Humans were originally designed to know their personal identity as children of God. This was the default birthright of Adam and Eve. An identity forged by God choosing to intertwine himself with mankind. Human language fails to express the intimacy these two had with their Father in this love relationship. Throughout history, we as humans have longed to find this intimacy again. We’ve even expressed our longing through poetry, music and grand gestures of how we attempt to love each other. But Adam and Eve lived this ultimate intimacy—the kind we desire with every fiber of our beings…

Adam was aware of his creation identity. Had someone asked him who he was, he wouldn’t have just said he was a farmer. Adam knew his vocation didn’t define who he was. He would have declared that he was a child of God. That was his most important distinguishing factor. Had someone asked Adam what he did, he likely would have said that farming was his work, but Adam differentiated his true identity from whatever series of actions he performed on a daily basis as a means of living.

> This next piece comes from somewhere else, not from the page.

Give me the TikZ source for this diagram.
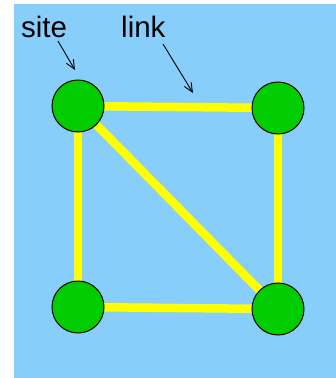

An apple is an apple, whether you find it on a tree, in a grocery store, or at a local farmer’s market. The apple cannot become an orange based solely upon its circumstances, because an apple derives its identity from the constant that it is an apple, no matter what. External variables do not define internal constants.

Under the original design, Adam and Eve could live seamlessly within their identity as a children of God. Nothing they did or didn’t do bore any weight in defining who they were. They were categorized only by their relationship with God and the position that came with. Their work—whatever that happened to be—was simply an expression of their identity as a children of God. Their actions had nothing to do with establishing the relationship that defined their identities; they only experienced it as a consequence of a Spirit-to-spirit communion with which they were created.

Who are you today? A wife? Husband? Foreman? Window washer? Mechanic? What set of freedoms or authorities does that identity afford you? You can climb the ladder until the answer is satisfactory, or you can choose to know the identity you already have today. Does a child of a king worry about where his next meal will come from, or does he trust in the security his association gives him? You decide.